En musique, le jeu improvisé, vivant, est un moment de vérité et d'émotion.

Bruno Tocanne et Catherine Delaunay se jouent, plus qu'ils ne jouent, dans une écoute attentive et réciproque. Ils se jouent dans l'instant présent, dans une expérience musicale unique, qui s'apparente autant à une quête mystique qu'esthétique: conscience exacerbée de son identité, de l'existence, présence au monde sonore qui nous entoure.

Il n'y a rien à exécuter, simplement à être soi-même, avec son univers intérieur, ses influences musicales, sa maîtrise de l'instrument, et son désir de partager et de créer une musique spontanée et originale.

Le corps souffre, s'implique, se libère; phrasé, tenue du souffle, concentration et jeu musculaire autour de la pulsation rythmique: anticipation du temps, retard, variations subtiles des timbres et de l'intensité de la frappe. Bruno Tocanne fait sonner les peaux de ses tambours avec finesse, précision. Il foisonne, frissonne, frémit, bruisse et ponctue avec à propos les mélodies de sa compagne, s'appropriant la pulsation d'une manière personnelle et inventive.
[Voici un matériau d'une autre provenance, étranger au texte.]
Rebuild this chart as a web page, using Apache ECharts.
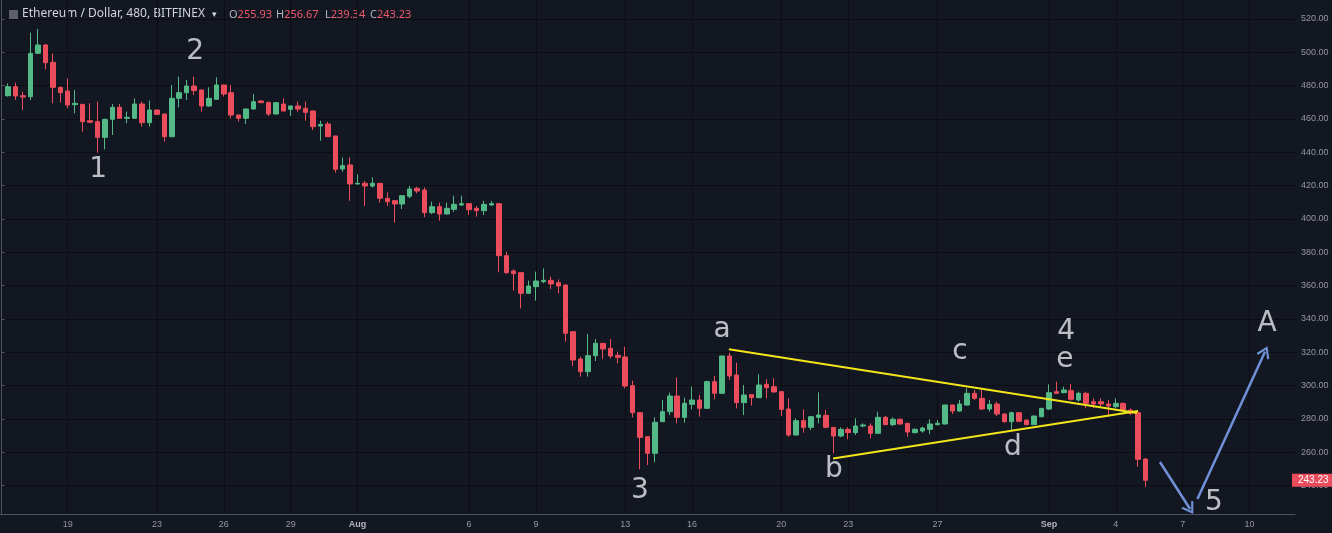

Le discours de Catherine Delaunay est rafraîchissant. On est loin des improvisations convenues, et des clichés conventionnels. Les notes se cherchent, les mélodies s'élaborent, se construisent au fil de l'échange. Catherine Delaunay montre son attachement à la mélodie, jamais figée, qui se transforme, évolue, phrases mélodiques rejouées, répétées; complicité de l'autre et du silence.

Dans ce jeu à trois, le sonore prend une qualité, une densité inattendue, magique. On est heureux que cette musique existe, faite à la fois d'exubérances et de retenues, et qui témoigne avant tout du bonheur de jouer, d'être ensemble et libres dans cette expérience musicale singulière qu'est l'improvisation. On est touché par cette connivence joyeuse, cette expression généreuse et créatrice.

Ainsi, on se plaît à penser que la musique improvisée a encore de beaux jours devant elle.

Guy SAVIO, janvier 2001,Jazz et musiques improvisées.